Avanti !-
Hier matin, après des prises de sang routinières en laboratoire, je me suis arrêtée dans un café que je ne fréquente pas habituellement, pour y briser mon jeûne avec un café crème. Malgré l’heure matinale, une dizaine de retraités étaient agglutinés au bar, à boire le café mais, surtout, à commenter ce qui à mes oreilles avait le son et la cadence d’un échange habituel, aux pauses et aux reprises bien connues de tous. Ce qui m’a frappée (mis à part la mauvaise qualité du café et son prix), c’est l’air triste et défait qu’avaient tous ces hommes, citoyens de l’un des pays les plus riches du monde, occupés à ressasser la mauvaise performance d’une équipe de rugby par rapport à une autre et l’état des routes entre tel village et tel autre. Nul doute que ceux d’entre eux qui n’étaient pas veufs, retarderaient jusqu’à la dernière extrémité la rentrée au foyer où leur femme leur servirait l’ordinaire dans un silence de ruminants tandis que les veufs, eux, s’ouvriraient une boîte de thon devant la télé. Nul doute non plus que si j’avais eu l’idée d’évoquer la performance du petit président français en Chine, tous l’auraient descendu en flammes. Devant une étrangère, ils n’auraient pas évoqué directement leur faible espoir dans le parti d’extrême droite (ni leurs boutades habituelles à l’endroit des deux ou trois ‘attardés’ parmi eux toujours attachés à une certaine idée de la gauche). Evoquer autre chose que l’état de la France n’aurait servi qu’à ré-activer les glandes salivaires autour du brouet habituel – que resservait la télé d’ailleurs entre blocs de publicités dans lesquels des hommes et des femmes aux sourires ripolinés célébraient leur bonheur de rouler dans une voiture (vous savez, celle qui roule toujours dans des paysages sublimes et sur des routes dégagées) ou les avantages incroyables de leur nouvel appareil auditif. Comme si la France existait dans une bulle, entourée d’autres bulles tout aussi imperméables les unes que les autres où les gens s’agglutinent en se disant que tous les problèmes proviennent des autres dans la bulle d’à côté…
Je sais qu’il existe quelque part un pays qui célèbre le PIB en tant que potentiel individuel du bonheur, mais je n’y crois pas trop non plus.

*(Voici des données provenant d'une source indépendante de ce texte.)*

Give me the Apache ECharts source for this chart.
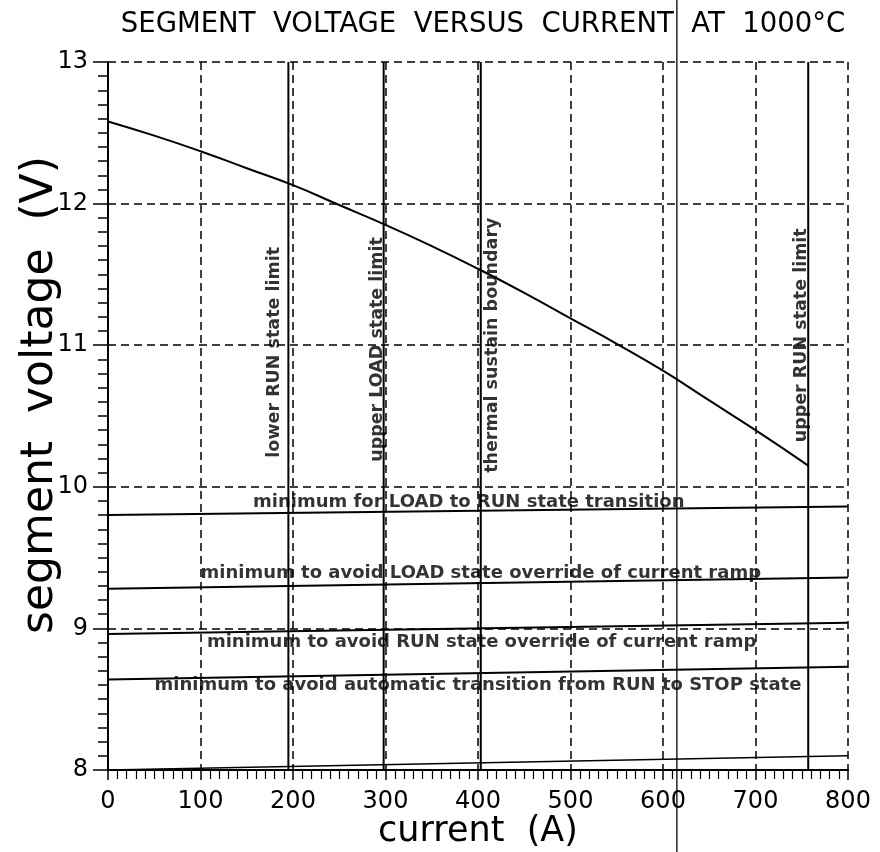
<!DOCTYPE html>
<html>
<head>
<meta charset="utf-8">
<title>Segment voltage versus current</title>
<script src="https://cdn.jsdelivr.net/npm/echarts@6/dist/echarts.min.js"></script>
<style>
  html, body { margin: 0; padding: 0; background: #fff; }
  #chart { width: 880px; height: 852px; }
</style>
</head>
<body>
<div id="chart"></div>
<script>
// axis ticks
const xTicks = [0, 100, 200, 300, 400, 500, 600, 700, 800]
const yTicks = [8, 9, 10, 11, 12, 13]

// V-I curve at 1000 C
const curveCurrent = [0, 50, 100, 150, 200, 250, 300, 350, 400, 450, 500, 550, 600, 650, 700, 757]
const curveVoltage = [12.58, 12.48, 12.37, 12.25, 12.13, 11.99, 11.85, 11.70, 11.54, 11.37, 11.19, 11.01, 10.82, 10.61, 10.40, 10.15]

// vertical current limits
const vLimitNames = ['lower RUN state limit', 'upper LOAD state limit', 'thermal sustain boundary', 'upper RUN state limit']
const vLimitCurrent = [195, 298, 403, 757]

// horizontal voltage minimums (drawn slightly sloped as in the plot)
const hLimitNames = [
  'minimum for LOAD to RUN state transition',
  'minimum to avoid LOAD state override of current ramp',
  'minimum to avoid RUN state override of current ramp',
  'minimum to avoid automatic transition from RUN to STOP state'
]
const hLimitLeft = [9.80, 9.28, 8.96, 8.64]
const hLimitRight = [9.86, 9.36, 9.04, 8.73]

// baseline trace just above the axis and the stray scan line
const baseLeft = 8.0
const baseRight = 8.1
const strayCurrent = 615

const FONT = 'DejaVu Sans'
const BLACK = '#000'

// where the rotated / horizontal captions sit, in data units
const vLabelAt = [[180, 10.95], [291, 10.97], [416, 11.0], [750, 11.07]]
const hLabelAt = [[390, 9.89], [403, 9.39], [404, 8.90], [400, 8.60]]

const chart = echarts.init(document.getElementById('chart'))

const series = []

series.push({
  name: 'curve',
  type: 'line',
  smooth: true,
  symbol: 'none',
  data: curveCurrent.map((c, i) => [c, curveVoltage[i]]),
  lineStyle: { color: BLACK, width: 2 },
  z: 5
})

vLimitCurrent.forEach((c, i) => {
  series.push({
    name: vLimitNames[i],
    type: 'line',
    symbol: 'none',
    data: [[c, 8], [c, 13]],
    lineStyle: { color: BLACK, width: 2 },
    z: 4
  })
})

hLimitNames.forEach((n, i) => {
  series.push({
    name: n,
    type: 'line',
    symbol: 'none',
    data: [[0, hLimitLeft[i]], [800, hLimitRight[i]]],
    lineStyle: { color: BLACK, width: 2 },
    z: 4
  })
})

series.push({
  name: 'base',
  type: 'line',
  symbol: 'none',
  data: [[0, baseLeft], [800, baseRight]],
  lineStyle: { color: BLACK, width: 1.5 },
  z: 4
})

series.push({
  name: 'stray',
  type: 'line',
  symbol: 'none',
  clip: false,
  data: [[strayCurrent, 13.44], [strayCurrent, 7.42]],
  lineStyle: { color: BLACK, width: 1.3 },
  z: 4
})

const captionLabel = {
  show: true,
  position: 'inside',
  align: 'center',
  verticalAlign: 'middle',
  formatter: '{b}',
  fontFamily: FONT,
  fontWeight: 'bold',
  color: BLACK,
  textBorderWidth: 0
}

series.push({
  name: 'vlabels',
  type: 'scatter',
  symbolSize: 0,
  silent: true,
  itemStyle: { color: BLACK },
  data: vLabelAt.map((p, i) => ({ value: p, name: vLimitNames[i] })),
  label: Object.assign({}, captionLabel, { rotate: 90, fontSize: 17.5 }),
  z: 6
})

series.push({
  name: 'hlabels',
  type: 'scatter',
  symbolSize: 0,
  silent: true,
  itemStyle: { color: BLACK },
  data: hLabelAt.map((p, i) => ({ value: p, name: hLimitNames[i] })),
  label: Object.assign({}, captionLabel, { fontSize: 18 }),
  z: 6
})

const dashed = { show: true, lineStyle: { color: BLACK, width: 1.5, type: [8, 5] } }

chart.setOption({
  backgroundColor: '#fff',
  animation: false,
  title: {
    text: 'SEGMENT  VOLTAGE  VERSUS  CURRENT  AT  1000°C',
    left: 478,
    top: 6,
    textAlign: 'center',
    textStyle: { fontFamily: FONT, fontSize: 27.5, fontWeight: 'normal', color: BLACK }
  },
  grid: { left: 108, right: 32, top: 62, bottom: 82, outerBoundsMode: 'none' },
  xAxis: {
    type: 'value',
    min: xTicks[0],
    max: xTicks[xTicks.length - 1],
    interval: 100,
    name: 'current  (A)',
    nameLocation: 'middle',
    nameGap: 44,
    nameMoveOverlap: false,
    nameTextStyle: { fontFamily: FONT, fontSize: 35, color: BLACK },
    axisLine: { show: true, lineStyle: { color: BLACK, width: 2 } },
    axisTick: { show: true, length: 10, lineStyle: { color: BLACK, width: 1.5 } },
    minorTick: { show: true, splitNumber: 10, length: 9, lineStyle: { color: BLACK, width: 1.2 } },
    axisLabel: { fontFamily: FONT, fontSize: 24, color: BLACK, margin: 20 },
    splitLine: dashed
  },
  yAxis: {
    type: 'value',
    min: yTicks[0],
    max: yTicks[yTicks.length - 1],
    interval: 1,
    name: 'segment  voltage  (V)',
    nameLocation: 'middle',
    nameRotate: 90,
    nameGap: 45,
    nameMoveOverlap: false,
    nameTextStyle: { fontFamily: FONT, fontSize: 44, color: BLACK, padding: [0, 0, 0, 42] },
    axisLine: { show: true, lineStyle: { color: BLACK, width: 2 } },
    axisTick: { show: true, length: 15, lineStyle: { color: BLACK, width: 1.5 } },
    minorTick: { show: true, splitNumber: 10, length: 10, lineStyle: { color: BLACK, width: 1.5 } },
    axisLabel: { fontFamily: FONT, fontSize: 24, color: BLACK, margin: 20 },
    splitLine: dashed
  },
  series: series
})
</script>
</body>
</html>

Chose certaine, entre la sacro-sainte “croissance économique” des profiteurs (dits “premiers de cordée” par le petit président*) d’un côté, et la mine des pauvres vieux amochés par des années de labeur sans signification, on se demande pourquoi la nature a choisi de suivre ce cul-de sac. Je suppose que la nature a tellement d’autres numéros en réserve et tellement de temps dans lequel les essayer qu’elle s’en fout un peu, d’une façon ou d’une autre.
*mon commentaire ne s’applique pas à sa taille physique, quelle qu’elle soit, mais à sa très haute opinion de lui-même comparée aux perspectives mesquines qu’il propose aux autres, et pour l’immédiat et pour l’avenir.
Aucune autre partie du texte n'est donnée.